Nick Smith’s departure from Parliament yesterday marks the end of an era for National.
He is the last MP to have served in the 1990 – 99 Bolger Government, and he leaves behind only one MP — Trevor Mallard — first elected to a first past the post Parliament.
Smith has been not just a high profile MP in Parliament and a true-blue, highly partisan tribal Nat but also, behind the scenes, a key operator within the party.
He has been at every regional party conference this year, the only MP apart from Judith Collins to do so.
Three weeks ago, he was at the party’s Central North Island regional conference as a guest speaking on policy formation.
This was a role he undertook during the last Parliament, and he presided over a campaign that saw the production of a series of policy discussion documents.
Smith had worked for nearly three years and undertaken hours and hours of consultation with party members and stakeholders.
He unveiled a preview at the party’s South Island regional conference in 2019.
“We should not be excessively focused on us undoing what Labour has done,” he said.
“Actually, it is unoriginal and boring.”
He revealed the headline results of the party’s “Have Your Say” campaign, which he said had had 10,000 responses.
Much of his report was predictable; small business wanted less regulation; seniors were concerned about health; families wanted help with dental care and were concerned about special education. There were concerns about mental health, and rural communities wanted more action on bio-security.
Respondents were asked to rate government agencies, and perhaps surprisingly, the Inland Revenue Department topped three lists while less surprisingly, local government came bottom in all of them.
Young people, however, were concerned about rents, the environment and wanted a commitment to tackle climate change.
“There is lots of commentary about a party in opposition and how it can be united,” he said.
“The political movements that are unstoppable are those that have a unity of purpose; those that don’t have an ambition for a person but an ambition for one’s country.”
It was typical Smith; centrist but leaning to the right and based on a huge amount of research.
But it was all to no avail.
Much to his dismay and evident frustration, his work was promptly dumped by Todd Muller when he took the leadership. (Smith had argued against the leadership change)
Muller then assigned Amy Adams the task of preparing the party policy for the election 12 weeks before polling day.
That is why National went into the last campaign with no obvious policy platform.
The way he was treated would surely have deterred most people.
But he seemed able to ignore setbacks or wounds like the recent role played in his resignation by his leader (whose quick slap on the back after his valedictory speech seemed to say everything).
Instead, he simply presses on.
He has always been nothing if not persistent — some might say obsessive — about whatever he was doing, and thus, he has begun the same policy process all over again — from the beginning.
He has prepared 20 questions about where New Zealand should go which he wants party members to answer.
That was to be at the heart of his preparation of policy for the next election. Whether it will continue now he is out of Parliament remains to be seen.

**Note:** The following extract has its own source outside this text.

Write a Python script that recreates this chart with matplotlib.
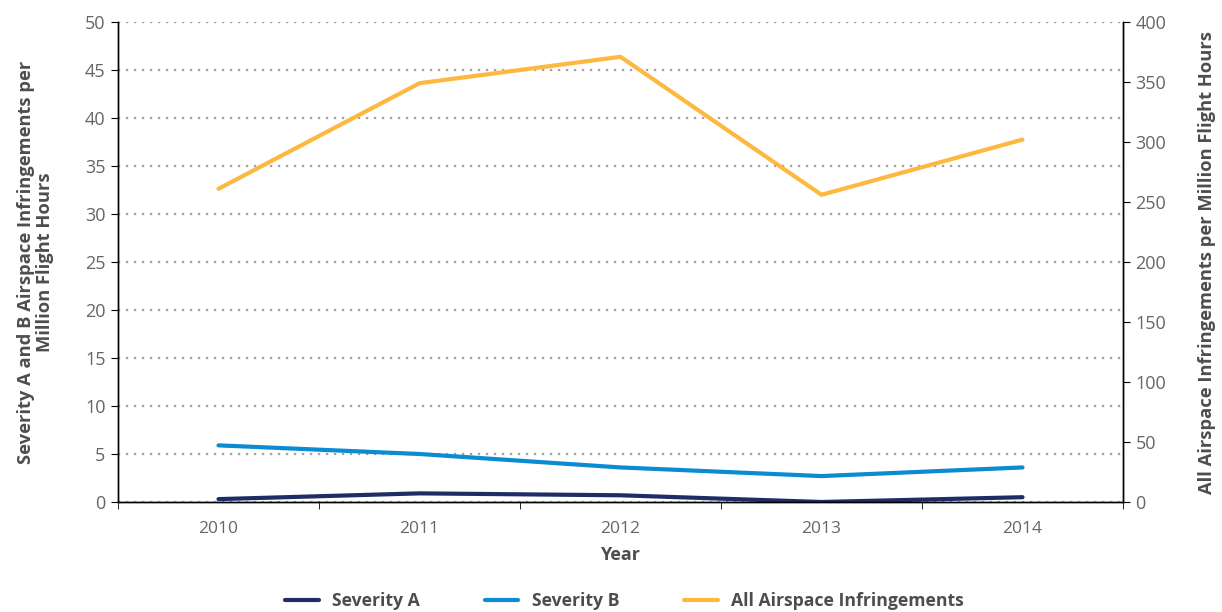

He has been a loyal tribal Nat, and that was very much on display when he hosted the annual Blue Greens Conference in Nelson last year just before the Covid lockdown.
A keen home-brewer, he had produced a range of beers named after his colleagues, which he proudly poured at a barbeque at his home.
But his role in founding the Blue Greens with Guy Salmon and the late Sir Rob Fenwick gave him a base from which to promote his environmentalism within National.
At the Blue Greens annual conference in 2015, he floated the idea of reforming the Resource Management Act by breaking it into two or three separate acts.
As Minister for the Environment in the last term of the key Government, while attending an OECD conference in Paris, he was able through another early Blue Green, Simon Upton, to meet the British Conservative politician Lord Deben who became the first chair of that country’s Independent Committee on Climate Change. Smith brought Deben to a Blue Greens conference in 2017, and that visit became the inspiration of the New Zealand Climate Change Commission.
He has also taken an intense interest in electoral matters.
In Opposition, that has been an issue he has tried to pursue through Select Committees.
His frustration with the way the Committees currently work in Parliament was evident in his valedictory speech yesterday.
“The most notable change for the worse is the lameness of select committees today,” he said.
“They have become perfunctory rubber stamps.
“Worthwhile inquiries are blocked.
“It has got worse with the distraction of iPhones and laptops.
“Select Committees need revamping to be more collegial with Government and Opposition MPs genuinely holding departments to account for their spending and performance.”
He might have noted that phones and laptops are not recent inventions and that the problems with Select Committees have been around for some time.
But Smith is first and foremost a tribal Nat; the idea that his own party might have been the origin of the problem he was talking about would simply not occur to him.